That the appellant husband pay the wife’s costs from 20 March 2007 to and including today as agreed or taxed.
That the parties pay their own costs up to and including 20 March 2007.
IT IS NOTED IN CONNECTION WITH THESE ORDERS that the judgment of the Full Court delivered this day will for all publication and reporting purposes be referred to as Remington v Coquillo
| FAMILY COURT OF AUSTRALIA AT SYDNEY |
Appeal Number: EA45 of 2006
File Number: PAF7 of 2003
| MR REMINGTON |
Appellant
And
| MS COQUILLO |
Respondent
REASONS FOR JUDGMENT
COLEMAN J: By Amended Notice of Appeal filed 5 July 2006, Mr Remington ("the appellant") appealed against orders made by Collier J on 13 April 2006, in proceedings between the appellant and Ms Coquillo ("the respondent"). In lieu of the parenting orders made by the trial Judge on that date, the appellant sought orders as set out in a document styled "Attachment 2" to his amended Notice of Appeal, which is found at Appeal Book, page 123.

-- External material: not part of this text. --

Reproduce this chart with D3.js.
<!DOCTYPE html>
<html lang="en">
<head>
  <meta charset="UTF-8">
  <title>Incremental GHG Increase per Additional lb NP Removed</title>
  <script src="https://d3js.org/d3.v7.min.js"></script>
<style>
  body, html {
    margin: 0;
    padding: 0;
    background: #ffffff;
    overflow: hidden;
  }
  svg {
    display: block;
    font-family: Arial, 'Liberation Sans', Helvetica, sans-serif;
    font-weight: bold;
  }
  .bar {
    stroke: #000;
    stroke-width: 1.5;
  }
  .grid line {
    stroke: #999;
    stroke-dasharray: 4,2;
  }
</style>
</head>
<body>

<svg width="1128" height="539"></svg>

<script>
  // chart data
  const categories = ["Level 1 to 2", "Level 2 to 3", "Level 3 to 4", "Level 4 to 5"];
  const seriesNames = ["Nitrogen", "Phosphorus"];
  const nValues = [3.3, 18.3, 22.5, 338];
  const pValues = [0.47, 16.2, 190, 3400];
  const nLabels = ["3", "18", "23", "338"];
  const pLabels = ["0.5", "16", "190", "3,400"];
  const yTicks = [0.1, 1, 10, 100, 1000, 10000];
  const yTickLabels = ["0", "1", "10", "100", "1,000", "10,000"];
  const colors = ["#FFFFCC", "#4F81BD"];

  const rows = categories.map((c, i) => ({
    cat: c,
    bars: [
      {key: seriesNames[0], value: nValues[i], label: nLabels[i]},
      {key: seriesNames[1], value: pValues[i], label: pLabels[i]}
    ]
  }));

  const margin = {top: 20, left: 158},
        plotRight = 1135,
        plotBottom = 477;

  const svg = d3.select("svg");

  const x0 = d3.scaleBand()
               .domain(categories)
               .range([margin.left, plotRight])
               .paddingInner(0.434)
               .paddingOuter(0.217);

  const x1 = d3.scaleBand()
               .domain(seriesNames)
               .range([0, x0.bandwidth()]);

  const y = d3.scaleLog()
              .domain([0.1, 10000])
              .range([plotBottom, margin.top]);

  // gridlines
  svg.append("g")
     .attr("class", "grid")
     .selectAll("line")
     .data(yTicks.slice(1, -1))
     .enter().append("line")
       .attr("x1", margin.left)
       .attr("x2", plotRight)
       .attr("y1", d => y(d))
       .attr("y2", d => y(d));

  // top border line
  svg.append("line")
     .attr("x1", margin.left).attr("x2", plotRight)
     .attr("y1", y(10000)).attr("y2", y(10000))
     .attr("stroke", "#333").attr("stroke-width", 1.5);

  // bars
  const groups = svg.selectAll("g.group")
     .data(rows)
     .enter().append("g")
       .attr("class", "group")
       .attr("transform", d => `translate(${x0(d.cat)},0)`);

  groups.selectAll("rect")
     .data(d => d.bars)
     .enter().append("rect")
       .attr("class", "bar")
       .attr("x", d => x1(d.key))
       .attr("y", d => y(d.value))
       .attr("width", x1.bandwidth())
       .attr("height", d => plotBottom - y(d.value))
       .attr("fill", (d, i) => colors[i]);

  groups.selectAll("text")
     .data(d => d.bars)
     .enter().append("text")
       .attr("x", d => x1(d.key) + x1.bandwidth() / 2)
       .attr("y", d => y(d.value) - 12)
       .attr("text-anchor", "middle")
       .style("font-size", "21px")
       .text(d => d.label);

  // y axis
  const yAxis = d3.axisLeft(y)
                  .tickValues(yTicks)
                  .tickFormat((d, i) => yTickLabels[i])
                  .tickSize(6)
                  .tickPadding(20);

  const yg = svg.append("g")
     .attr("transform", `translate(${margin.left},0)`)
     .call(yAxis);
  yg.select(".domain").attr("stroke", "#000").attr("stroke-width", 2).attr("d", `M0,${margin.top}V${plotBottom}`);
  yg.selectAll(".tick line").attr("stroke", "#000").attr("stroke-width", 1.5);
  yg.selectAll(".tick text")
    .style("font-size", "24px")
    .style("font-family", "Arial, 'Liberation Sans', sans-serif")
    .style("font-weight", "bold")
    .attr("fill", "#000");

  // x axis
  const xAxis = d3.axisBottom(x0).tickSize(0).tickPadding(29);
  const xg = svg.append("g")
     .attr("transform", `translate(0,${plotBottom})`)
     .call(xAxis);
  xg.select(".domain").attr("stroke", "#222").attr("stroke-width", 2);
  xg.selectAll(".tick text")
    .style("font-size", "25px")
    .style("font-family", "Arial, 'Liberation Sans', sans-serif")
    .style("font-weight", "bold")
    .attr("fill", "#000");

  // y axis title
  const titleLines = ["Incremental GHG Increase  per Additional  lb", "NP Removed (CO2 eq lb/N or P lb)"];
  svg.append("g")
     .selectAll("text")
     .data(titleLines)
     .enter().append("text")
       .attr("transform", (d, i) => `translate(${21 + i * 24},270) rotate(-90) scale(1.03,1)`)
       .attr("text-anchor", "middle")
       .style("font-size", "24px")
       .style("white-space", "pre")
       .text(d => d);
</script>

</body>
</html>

The background to the proceedings can briefly be stated. The proceedings commenced before the trial Judge on 4 May 2004, at which time the appellant was unrepresented. The respondent was represented and continued to be represented throughout the trial of the proceedings before his Honour. The matter was adjourned on 5 May, on the application of counsel for the respondent, in order to obtain an expert's report. The matter was stood over to 6 May before the trial Judge. On 6 May his Honour made orders enabling the appointment of an expert, with appropriate directions for that to occur.
On 12 August 2004 the matter came before the trial Judge, at which time, at the request of the appellant, the order for the appointment of an expert was discharged. The matter resumed before the trial Judge on 13 September 2004, at which time the appellant was represented by counsel. There were then applications, which are not material for present purposes, the outcome of which was that the trial of the proceedings resumed and further evidence was heard.

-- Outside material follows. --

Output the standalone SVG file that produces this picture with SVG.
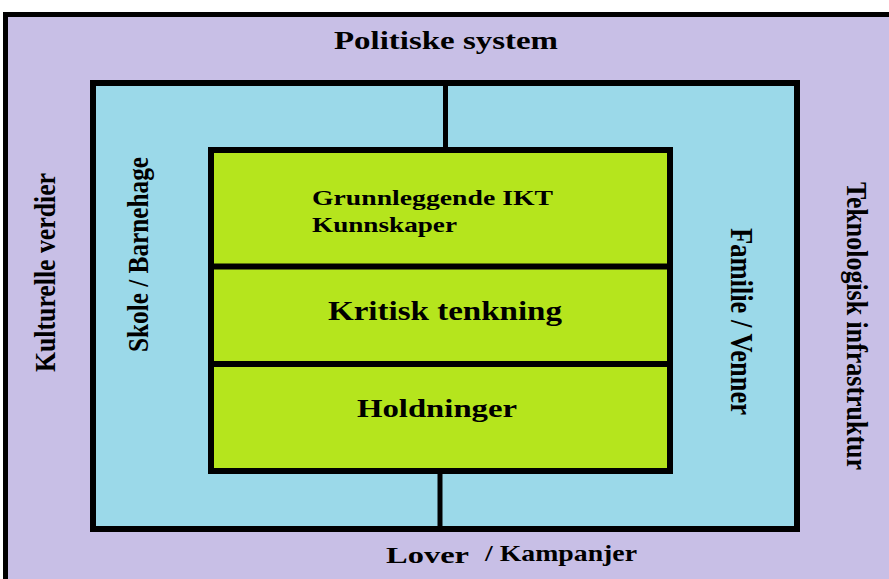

The matter then occupied part of the Court's time on 14 September. The matter was clearly before the trial Judge on 15 September, at which time the appellant was represented, and a Mr O, a court counsellor, who had prepared a report in the proceedings, was cross-examined. That was on 15 September 2005. In the intervening period his Honour had heard evidence on a number of days.

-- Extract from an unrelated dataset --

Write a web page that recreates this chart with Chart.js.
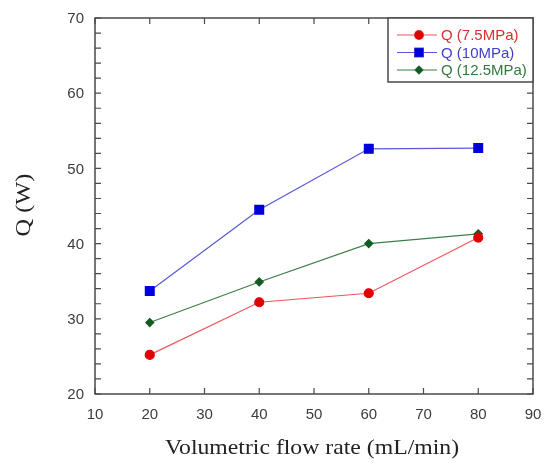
<!DOCTYPE html>
<html>
<head>
<meta charset="utf-8">
<script src="https://cdn.jsdelivr.net/npm/chart.js@4/dist/chart.umd.min.js"></script>
<style>
  html, body { margin: 0; padding: 0; background: #fff; }
  #wrap { width: 544px; height: 468px; }
</style>
</head>
<body>
<div id="wrap"><canvas id="q-chart" width="544" height="468"></canvas></div>
<script>
// values
const flowRates = [20, 40, 60, 80];
const q75 = [25.2, 32.2, 33.4, 40.8];
const q10 = [33.7, 44.5, 52.6, 52.7];
const q125 = [29.5, 34.9, 40.0, 41.3];
const seriesLabels = ['Q (7.5MPa)', 'Q (10MPa)', 'Q (12.5MPa)'];
const xTitle = 'Volumetric flow rate (mL/min)';
const yTitle = 'Q (W)';

const toPoints = (ys) => flowRates.map((x, i) => ({x: x, y: ys[i]}));

const sans = 'Arial, "Liberation Sans", sans-serif';
const serif = '"Liberation Serif", "Times New Roman", serif';
const frameColor = '#4a4a4a';
const tickColor = '#3c3c3c';

// frame, inward ticks on all sides, tick labels, axis titles and the boxed legend
const framePlugin = {
  id: 'frame',
  afterDraw(chart) {
    const ctx = chart.ctx;
    const a = chart.chartArea;
    const xs = chart.scales.x, ys = chart.scales.y;
    ctx.save();
    ctx.strokeStyle = frameColor;
    ctx.lineWidth = 1.5;
    ctx.strokeRect(a.left, a.top, a.right - a.left, a.bottom - a.top);
    ctx.lineWidth = 1.2;
    ctx.beginPath();
    xs.ticks.forEach(t => {
      const px = xs.getPixelForValue(t.value);
      ctx.moveTo(px, a.bottom); ctx.lineTo(px, a.bottom - 6);
      ctx.moveTo(px, a.top); ctx.lineTo(px, a.top + 6);
    });
    ys.ticks.forEach(t => {
      const py = ys.getPixelForValue(t.value);
      ctx.moveTo(a.left, py); ctx.lineTo(a.left + 6, py);
      ctx.moveTo(a.right, py); ctx.lineTo(a.right - 6, py);
    });
    ctx.stroke();

    // tick labels
    ctx.fillStyle = tickColor;
    ctx.font = '15px ' + sans;
    ctx.textBaseline = 'middle';
    ctx.textAlign = 'center';
    xs.ticks.forEach(t => {
      ctx.fillText(String(t.value), xs.getPixelForValue(t.value), a.bottom + 21);
    });
    ctx.textAlign = 'right';
    ys.ticks.forEach(t => {
      if (t.value % 10 === 0) ctx.fillText(String(t.value), a.left - 11, ys.getPixelForValue(t.value) + 1);
    });

    // axis titles (the original is a bit wide, so stretch it)
    ctx.fillStyle = '#222';
    ctx.textAlign = 'center';
    ctx.font = '21px ' + serif;
    ctx.save();
    ctx.translate((a.left + a.right) / 2 - 2, 448);
    ctx.scale(1.13, 1);
    ctx.fillText(xTitle, 0, 0);
    ctx.restore();
    ctx.save();
    ctx.translate(24, 205);
    ctx.rotate(-Math.PI / 2);
    ctx.scale(1.16, 1);
    ctx.fillText(yTitle, 0, 0);
    ctx.restore();

    // legend
    const lx = 388, ly = a.top, lw = a.right - lx, lh = 64;
    ctx.fillStyle = '#fff';
    ctx.fillRect(lx, ly, lw, lh);
    ctx.lineWidth = 1.5;
    ctx.strokeStyle = frameColor;
    ctx.strokeRect(lx, ly, lw, lh);
    ctx.font = '15px ' + sans;
    ctx.textAlign = 'left';
    chart.data.datasets.forEach((ds, i) => {
      const y = ly + 17 + i * 17.5;
      ctx.strokeStyle = ds.borderColor;
      ctx.lineWidth = 1.2;
      ctx.beginPath();
      ctx.moveTo(lx + 9, y); ctx.lineTo(lx + 49, y);
      ctx.stroke();
      Chart.helpers.drawPoint(ctx, {
        pointStyle: ds.pointStyle,
        radius: ds.pointRadius,
        rotation: 0,
        borderWidth: 1
      }, lx + 31, y);
      ctx.fillStyle = ds.pointBackgroundColor;
      ctx.fill();
      ctx.fillStyle = ds.labelColor;
      ctx.fillText(ds.label, lx + 53, y + 1);
    });
    ctx.restore();
  }
};

const config = {
  type: 'scatter',
  data: {
    datasets: [
      {
        label: seriesLabels[0],
        data: toPoints(q75),
        showLine: true,
        borderColor: '#e8585c',
        borderWidth: 1.2,
        pointStyle: 'circle',
        pointRadius: 4.5,
        pointBackgroundColor: '#e00000',
        pointBorderColor: '#e00000',
        labelColor: '#d63030'
      },
      {
        label: seriesLabels[1],
        data: toPoints(q10),
        showLine: true,
        borderColor: '#5858d8',
        borderWidth: 1.2,
        pointStyle: 'rect',
        pointRadius: 6.2,
        pointBackgroundColor: '#0000dd',
        pointBorderColor: '#0000dd',
        labelColor: '#4040c8'
      },
      {
        label: seriesLabels[2],
        data: toPoints(q125),
        showLine: true,
        borderColor: '#3f7f46',
        borderWidth: 1.2,
        pointStyle: 'rectRot',
        pointRadius: 4,
        pointBackgroundColor: '#145a23',
        pointBorderColor: '#145a23',
        labelColor: '#2f7a3a'
      }
    ]
  },
  plugins: [framePlugin],
  options: {
    responsive: false,
    animation: false,
    layout: {padding: {top: 18, right: 11, left: 0, bottom: 0}},
    plugins: {
      legend: {display: false},
      tooltip: {enabled: false}
    },
    scales: {
      x: {
        type: 'linear',
        min: 10,
        max: 90,
        ticks: {stepSize: 10, display: false},
        grid: {display: false, drawTicks: false},
        border: {display: false},
        afterFit(scale) { scale.height = 74; }
      },
      y: {
        min: 20,
        max: 70,
        ticks: {stepSize: 2, display: false, autoSkip: false},
        grid: {display: false, drawTicks: false},
        border: {display: false},
        afterFit(scale) { scale.width = 95; }
      }
    }
  }
};

const ctx = document.getElementById('q-chart').getContext('2d');
const qChart = new Chart(ctx, config);
window.qChart = qChart;
</script>
</body>
</html>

The trial Judge produced a very detailed and thorough judgment, most of which, in the light of the issues raised in this Court, does not need to be referred to. I simply record that his Honour reviewed, very extensively, the evidence which he had heard in the proceedings. He directed himself to the law which governed the proceedings, commencing at Appeal Book, page 87, par 251 of his judgment, with the heading "Section 68F", which at that time was the relevant legislative provision governing the determination of the proceedings. No part of this appeal turns upon the law which his Honour applied.
Under the heading "Discussion" (Appeal Book, page 95, par 280), his Honour gave detailed reasons for reaching the conclusion he did in relation to proceedings before him. It is apparent from reading his Honour's discussion that, in the course of the various paragraphs therein contained, his Honour related the findings of fact made by him, his impressions arising from those findings of fact and the inferences he drew to the relevant legislative provisions.
At the commencement of the hearing of the appeal the appellant applied for leave to adduce further evidence. The further evidence was a document prepared by a legal officer, Directorate of Litigation, Defence Legal, on 4 April 2006. A copy of the document is page 6, or annexure A, to an affidavit of the appellant filed 7 February 2007 in support of his application to adduce further evidence in the terms of that document. Counsel for the respondent consented to the Court receiving that document but made clear that the consent was merely to the Court receiving the document for the purpose of assessing its significance, rather than any concession of the kind which might, if appropriate, arise from the decision of the High Court in CDJ & VAJ (1998) FLC 92-828/CDJ v VAJ (1998) 197 CLR 172.
In order to determine whether the further evidence would render erroneous the trial Judge's conclusions or decision in this matter, it is necessary to have regard to the document. So doing does not, in my view, begin to reveal anything which would bring the further evidence within the ambit of the criteria which appear to emerge from the majority judgment in CDJ v VAJ. To give a context to it and, hopefully, in fairness to the appellant, it is perhaps appropriate to refer to some other matters under what might be called the umbrella of the appellant's military service.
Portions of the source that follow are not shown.